### Stated problem
Print the material below exactly as it stands, please, from its first line to the line holding "grid_values = [60]", with no pictures.

+ + +

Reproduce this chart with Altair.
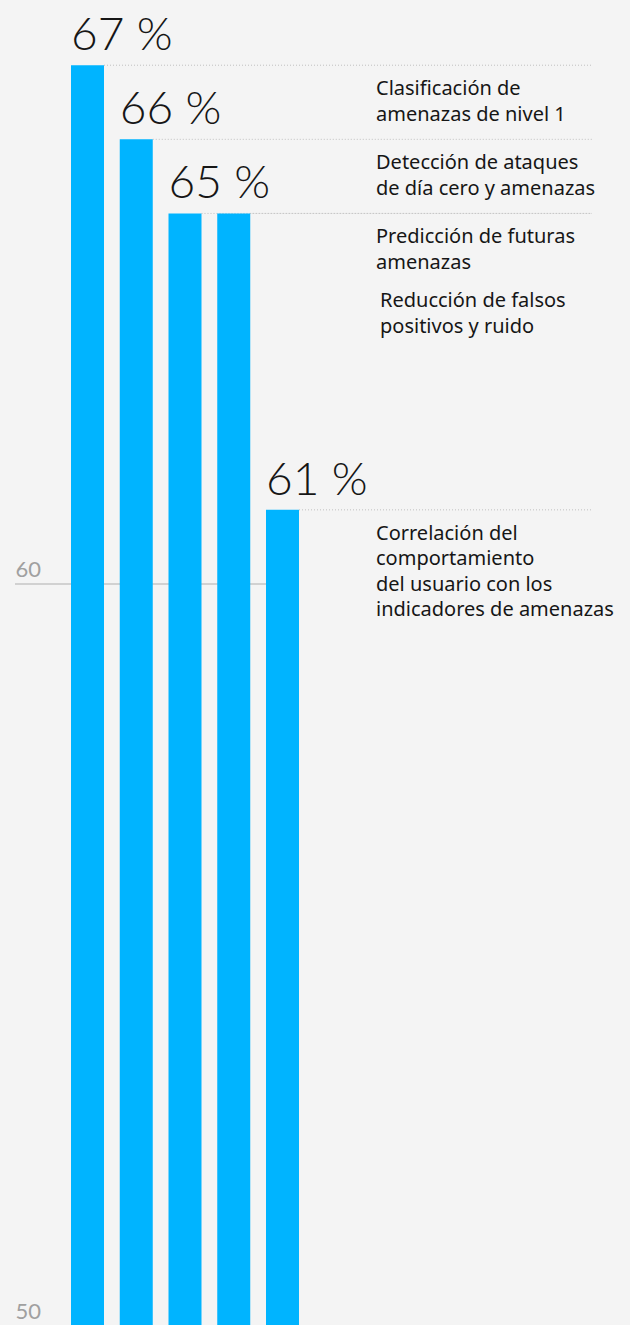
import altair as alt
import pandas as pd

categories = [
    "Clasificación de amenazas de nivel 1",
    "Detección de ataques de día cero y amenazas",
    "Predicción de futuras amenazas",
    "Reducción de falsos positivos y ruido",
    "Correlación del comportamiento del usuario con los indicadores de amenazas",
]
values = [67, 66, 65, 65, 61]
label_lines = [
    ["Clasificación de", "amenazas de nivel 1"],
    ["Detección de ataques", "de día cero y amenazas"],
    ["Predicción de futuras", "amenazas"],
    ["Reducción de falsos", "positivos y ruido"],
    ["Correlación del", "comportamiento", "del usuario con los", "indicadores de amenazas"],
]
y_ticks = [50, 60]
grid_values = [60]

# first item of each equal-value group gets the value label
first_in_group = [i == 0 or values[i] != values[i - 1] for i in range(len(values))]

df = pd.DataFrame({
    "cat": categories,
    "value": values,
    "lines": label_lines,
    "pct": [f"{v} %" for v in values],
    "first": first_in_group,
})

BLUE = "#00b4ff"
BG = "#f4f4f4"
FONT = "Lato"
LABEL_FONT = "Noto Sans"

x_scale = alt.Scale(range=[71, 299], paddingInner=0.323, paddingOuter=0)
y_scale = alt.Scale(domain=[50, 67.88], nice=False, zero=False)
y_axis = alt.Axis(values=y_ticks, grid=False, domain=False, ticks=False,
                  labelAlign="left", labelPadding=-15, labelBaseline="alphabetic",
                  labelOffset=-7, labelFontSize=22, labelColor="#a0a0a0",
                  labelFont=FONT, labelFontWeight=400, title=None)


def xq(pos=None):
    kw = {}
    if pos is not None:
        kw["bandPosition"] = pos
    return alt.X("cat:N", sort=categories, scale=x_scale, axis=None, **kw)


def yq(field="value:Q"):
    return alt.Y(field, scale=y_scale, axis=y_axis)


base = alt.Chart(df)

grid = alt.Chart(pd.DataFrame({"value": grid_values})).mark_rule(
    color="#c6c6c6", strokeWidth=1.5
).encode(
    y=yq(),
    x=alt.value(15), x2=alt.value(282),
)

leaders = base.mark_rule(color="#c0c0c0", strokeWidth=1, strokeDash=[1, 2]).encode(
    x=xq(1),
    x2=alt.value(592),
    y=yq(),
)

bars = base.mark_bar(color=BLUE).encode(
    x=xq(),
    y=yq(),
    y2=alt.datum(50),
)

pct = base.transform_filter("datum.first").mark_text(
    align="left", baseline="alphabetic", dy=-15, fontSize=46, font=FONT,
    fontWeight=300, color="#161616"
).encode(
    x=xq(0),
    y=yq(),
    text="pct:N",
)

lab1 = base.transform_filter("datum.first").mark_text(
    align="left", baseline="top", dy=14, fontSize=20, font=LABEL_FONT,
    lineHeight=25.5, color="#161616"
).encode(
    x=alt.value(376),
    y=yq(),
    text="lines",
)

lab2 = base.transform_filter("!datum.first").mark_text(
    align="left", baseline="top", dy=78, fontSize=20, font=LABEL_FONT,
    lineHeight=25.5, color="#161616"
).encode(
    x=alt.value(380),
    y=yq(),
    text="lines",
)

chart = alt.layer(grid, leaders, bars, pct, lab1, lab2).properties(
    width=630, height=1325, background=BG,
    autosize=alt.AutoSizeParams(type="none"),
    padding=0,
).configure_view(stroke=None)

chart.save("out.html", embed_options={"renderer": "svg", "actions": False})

+ + +

### Full solution
Reproduce this chart with Altair.
import altair as alt
import pandas as pd

categories = [
    "Clasificación de amenazas de nivel 1",
    "Detección de ataques de día cero y amenazas",
    "Predicción de futuras amenazas",
    "Reducción de falsos positivos y ruido",
    "Correlación del comportamiento del usuario con los indicadores de amenazas",
]
values = [67, 66, 65, 65, 61]
label_lines = [
    ["Clasificación de", "amenazas de nivel 1"],
    ["Detección de ataques", "de día cero y amenazas"],
    ["Predicción de futuras", "amenazas"],
    ["Reducción de falsos", "positivos y ruido"],
    ["Correlación del", "comportamiento", "del usuario con los", "indicadores de amenazas"],
]
y_ticks = [50, 60]
grid_values = [60]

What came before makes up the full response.